Images should be left out, and everything else in the listing reproduced exactly.

>> Begin

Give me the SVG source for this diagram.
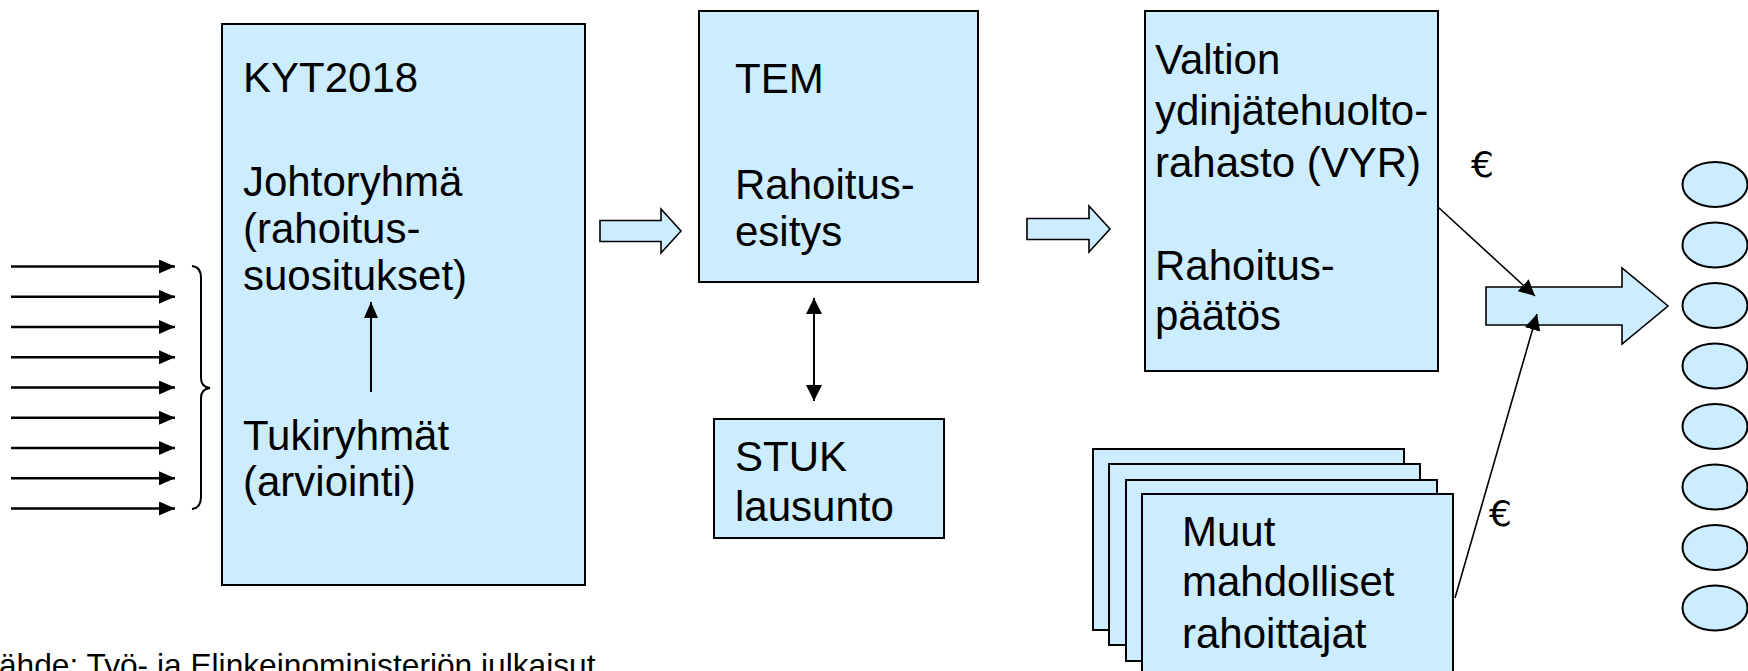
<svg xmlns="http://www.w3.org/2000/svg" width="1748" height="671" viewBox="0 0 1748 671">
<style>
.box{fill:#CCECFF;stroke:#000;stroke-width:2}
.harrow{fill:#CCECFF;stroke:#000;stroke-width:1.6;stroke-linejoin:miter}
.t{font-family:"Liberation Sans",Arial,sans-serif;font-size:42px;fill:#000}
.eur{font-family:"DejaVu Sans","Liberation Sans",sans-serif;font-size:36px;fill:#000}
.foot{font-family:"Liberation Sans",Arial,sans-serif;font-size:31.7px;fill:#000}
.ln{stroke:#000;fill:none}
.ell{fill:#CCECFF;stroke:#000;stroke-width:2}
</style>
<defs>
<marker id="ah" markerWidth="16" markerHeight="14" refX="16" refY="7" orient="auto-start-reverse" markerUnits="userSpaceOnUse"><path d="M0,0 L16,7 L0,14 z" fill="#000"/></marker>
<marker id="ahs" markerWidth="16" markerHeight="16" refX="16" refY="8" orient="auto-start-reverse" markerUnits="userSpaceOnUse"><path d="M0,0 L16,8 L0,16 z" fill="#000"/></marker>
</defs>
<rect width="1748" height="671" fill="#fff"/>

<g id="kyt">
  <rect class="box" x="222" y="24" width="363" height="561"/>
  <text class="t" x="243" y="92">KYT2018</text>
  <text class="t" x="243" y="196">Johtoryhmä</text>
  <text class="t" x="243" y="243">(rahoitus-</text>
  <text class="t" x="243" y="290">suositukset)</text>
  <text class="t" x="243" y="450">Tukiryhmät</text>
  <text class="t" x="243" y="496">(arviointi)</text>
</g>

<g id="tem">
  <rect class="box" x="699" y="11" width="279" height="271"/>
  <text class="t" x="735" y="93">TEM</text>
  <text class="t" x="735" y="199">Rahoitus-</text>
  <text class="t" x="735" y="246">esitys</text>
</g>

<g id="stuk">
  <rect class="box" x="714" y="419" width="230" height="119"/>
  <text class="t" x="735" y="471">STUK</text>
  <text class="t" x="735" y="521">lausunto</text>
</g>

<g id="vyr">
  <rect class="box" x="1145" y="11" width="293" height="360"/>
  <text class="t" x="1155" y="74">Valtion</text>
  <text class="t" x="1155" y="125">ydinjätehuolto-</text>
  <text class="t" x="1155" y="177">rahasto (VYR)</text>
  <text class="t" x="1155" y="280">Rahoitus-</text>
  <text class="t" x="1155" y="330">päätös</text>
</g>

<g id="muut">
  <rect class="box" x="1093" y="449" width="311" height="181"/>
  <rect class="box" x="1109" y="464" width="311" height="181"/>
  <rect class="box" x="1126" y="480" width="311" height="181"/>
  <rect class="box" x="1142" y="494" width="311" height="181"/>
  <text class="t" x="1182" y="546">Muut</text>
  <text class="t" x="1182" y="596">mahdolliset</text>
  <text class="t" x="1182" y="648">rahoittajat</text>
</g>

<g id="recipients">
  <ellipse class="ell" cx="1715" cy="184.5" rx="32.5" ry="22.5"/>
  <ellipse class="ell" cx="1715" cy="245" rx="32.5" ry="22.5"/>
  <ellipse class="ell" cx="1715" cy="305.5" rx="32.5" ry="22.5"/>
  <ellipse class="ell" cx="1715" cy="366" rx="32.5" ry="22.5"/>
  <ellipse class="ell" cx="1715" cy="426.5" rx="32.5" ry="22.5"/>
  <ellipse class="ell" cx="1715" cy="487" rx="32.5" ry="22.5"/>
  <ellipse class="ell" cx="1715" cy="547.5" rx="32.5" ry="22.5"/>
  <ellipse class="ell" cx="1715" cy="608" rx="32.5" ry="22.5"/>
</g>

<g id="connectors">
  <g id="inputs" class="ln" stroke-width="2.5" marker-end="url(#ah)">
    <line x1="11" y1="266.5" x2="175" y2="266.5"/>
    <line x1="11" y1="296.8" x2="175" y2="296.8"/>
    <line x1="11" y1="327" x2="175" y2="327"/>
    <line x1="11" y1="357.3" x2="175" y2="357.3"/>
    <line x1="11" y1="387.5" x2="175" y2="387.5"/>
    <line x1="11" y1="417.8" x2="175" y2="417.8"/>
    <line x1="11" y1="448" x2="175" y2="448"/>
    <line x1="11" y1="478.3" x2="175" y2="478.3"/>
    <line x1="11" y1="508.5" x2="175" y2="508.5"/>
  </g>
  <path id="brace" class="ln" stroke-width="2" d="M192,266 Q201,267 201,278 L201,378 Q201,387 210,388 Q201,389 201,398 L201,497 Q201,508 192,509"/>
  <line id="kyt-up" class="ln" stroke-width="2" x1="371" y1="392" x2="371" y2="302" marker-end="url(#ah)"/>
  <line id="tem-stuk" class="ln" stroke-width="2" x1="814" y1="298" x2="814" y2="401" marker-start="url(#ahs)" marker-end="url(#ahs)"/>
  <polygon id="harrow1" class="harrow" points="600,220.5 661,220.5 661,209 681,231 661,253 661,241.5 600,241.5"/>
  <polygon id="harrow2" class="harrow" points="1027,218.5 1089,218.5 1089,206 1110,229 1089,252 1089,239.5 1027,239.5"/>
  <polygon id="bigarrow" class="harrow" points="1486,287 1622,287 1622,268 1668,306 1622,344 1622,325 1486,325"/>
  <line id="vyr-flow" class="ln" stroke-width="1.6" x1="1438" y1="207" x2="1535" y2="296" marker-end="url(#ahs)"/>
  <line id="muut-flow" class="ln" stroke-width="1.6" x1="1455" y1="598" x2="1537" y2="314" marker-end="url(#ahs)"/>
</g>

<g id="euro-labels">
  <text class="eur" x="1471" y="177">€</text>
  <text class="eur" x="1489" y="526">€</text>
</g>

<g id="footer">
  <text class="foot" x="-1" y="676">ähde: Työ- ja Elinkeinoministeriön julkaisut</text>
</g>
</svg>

>> End

● **WRITTEN REPLY**:
Give me the SVG source for this diagram.
<svg xmlns="http://www.w3.org/2000/svg" width="1748" height="671" viewBox="0 0 1748 671">
<style>
.box{fill:#CCECFF;stroke:#000;stroke-width:2}
.harrow{fill:#CCECFF;stroke:#000;stroke-width:1.6;stroke-linejoin:miter}
.t{font-family:"Liberation Sans",Arial,sans-serif;font-size:42px;fill:#000}
.eur{font-family:"DejaVu Sans","Liberation Sans",sans-serif;font-size:36px;fill:#000}
.foot{font-family:"Liberation Sans",Arial,sans-serif;font-size:31.7px;fill:#000}
.ln{stroke:#000;fill:none}
.ell{fill:#CCECFF;stroke:#000;stroke-width:2}
</style>
<defs>
<marker id="ah" markerWidth="16" markerHeight="14" refX="16" refY="7" orient="auto-start-reverse" markerUnits="userSpaceOnUse"><path d="M0,0 L16,7 L0,14 z" fill="#000"/></marker>
<marker id="ahs" markerWidth="16" markerHeight="16" refX="16" refY="8" orient="auto-start-reverse" markerUnits="userSpaceOnUse"><path d="M0,0 L16,8 L0,16 z" fill="#000"/></marker>
</defs>
<rect width="1748" height="671" fill="#fff"/>

<g id="kyt">
  <rect class="box" x="222" y="24" width="363" height="561"/>
  <text class="t" x="243" y="92">KYT2018</text>
  <text class="t" x="243" y="196">Johtoryhmä</text>
  <text class="t" x="243" y="243">(rahoitus-</text>
  <text class="t" x="243" y="290">suositukset)</text>
  <text class="t" x="243" y="450">Tukiryhmät</text>
  <text class="t" x="243" y="496">(arviointi)</text>
</g>

<g id="tem">
  <rect class="box" x="699" y="11" width="279" height="271"/>
  <text class="t" x="735" y="93">TEM</text>
  <text class="t" x="735" y="199">Rahoitus-</text>
  <text class="t" x="735" y="246">esitys</text>
</g>

<g id="stuk">
  <rect class="box" x="714" y="419" width="230" height="119"/>
  <text class="t" x="735" y="471">STUK</text>
  <text class="t" x="735" y="521">lausunto</text>
</g>

<g id="vyr">
  <rect class="box" x="1145" y="11" width="293" height="360"/>
  <text class="t" x="1155" y="74">Valtion</text>
  <text class="t" x="1155" y="125">ydinjätehuolto-</text>
  <text class="t" x="1155" y="177">rahasto (VYR)</text>
  <text class="t" x="1155" y="280">Rahoitus-</text>
  <text class="t" x="1155" y="330">päätös</text>
</g>

<g id="muut">
  <rect class="box" x="1093" y="449" width="311" height="181"/>
  <rect class="box" x="1109" y="464" width="311" height="181"/>
  <rect class="box" x="1126" y="480" width="311" height="181"/>
  <rect class="box" x="1142" y="494" width="311" height="181"/>
  <text class="t" x="1182" y="546">Muut</text>
  <text class="t" x="1182" y="596">mahdolliset</text>
  <text class="t" x="1182" y="648">rahoittajat</text>
</g>

<g id="recipients">
  <ellipse class="ell" cx="1715" cy="184.5" rx="32.5" ry="22.5"/>
  <ellipse class="ell" cx="1715" cy="245" rx="32.5" ry="22.5"/>
  <ellipse class="ell" cx="1715" cy="305.5" rx="32.5" ry="22.5"/>
  <ellipse class="ell" cx="1715" cy="366" rx="32.5" ry="22.5"/>
  <ellipse class="ell" cx="1715" cy="426.5" rx="32.5" ry="22.5"/>
  <ellipse class="ell" cx="1715" cy="487" rx="32.5" ry="22.5"/>
  <ellipse class="ell" cx="1715" cy="547.5" rx="32.5" ry="22.5"/>
  <ellipse class="ell" cx="1715" cy="608" rx="32.5" ry="22.5"/>
</g>

<g id="connectors">
  <g id="inputs" class="ln" stroke-width="2.5" marker-end="url(#ah)">
    <line x1="11" y1="266.5" x2="175" y2="266.5"/>
    <line x1="11" y1="296.8" x2="175" y2="296.8"/>
    <line x1="11" y1="327" x2="175" y2="327"/>
    <line x1="11" y1="357.3" x2="175" y2="357.3"/>
    <line x1="11" y1="387.5" x2="175" y2="387.5"/>
    <line x1="11" y1="417.8" x2="175" y2="417.8"/>
    <line x1="11" y1="448" x2="175" y2="448"/>
    <line x1="11" y1="478.3" x2="175" y2="478.3"/>
    <line x1="11" y1="508.5" x2="175" y2="508.5"/>
  </g>
  <path id="brace" class="ln" stroke-width="2" d="M192,266 Q201,267 201,278 L201,378 Q201,387 210,388 Q201,389 201,398 L201,497 Q201,508 192,509"/>
  <line id="kyt-up" class="ln" stroke-width="2" x1="371" y1="392" x2="371" y2="302" marker-end="url(#ah)"/>
  <line id="tem-stuk" class="ln" stroke-width="2" x1="814" y1="298" x2="814" y2="401" marker-start="url(#ahs)" marker-end="url(#ahs)"/>
  <polygon id="harrow1" class="harrow" points="600,220.5 661,220.5 661,209 681,231 661,253 661,241.5 600,241.5"/>
  <polygon id="harrow2" class="harrow" points="1027,218.5 1089,218.5 1089,206 1110,229 1089,252 1089,239.5 1027,239.5"/>
  <polygon id="bigarrow" class="harrow" points="1486,287 1622,287 1622,268 1668,306 1622,344 1622,325 1486,325"/>
  <line id="vyr-flow" class="ln" stroke-width="1.6" x1="1438" y1="207" x2="1535" y2="296" marker-end="url(#ahs)"/>
  <line id="muut-flow" class="ln" stroke-width="1.6" x1="1455" y1="598" x2="1537" y2="314" marker-end="url(#ahs)"/>
</g>

<g id="euro-labels">
  <text class="eur" x="1471" y="177">€</text>
  <text class="eur" x="1489" y="526">€</text>
</g>

<g id="footer">
  <text class="foot" x="-1" y="676">ähde: Työ- ja Elinkeinoministeriön julkaisut</text>
</g>
</svg>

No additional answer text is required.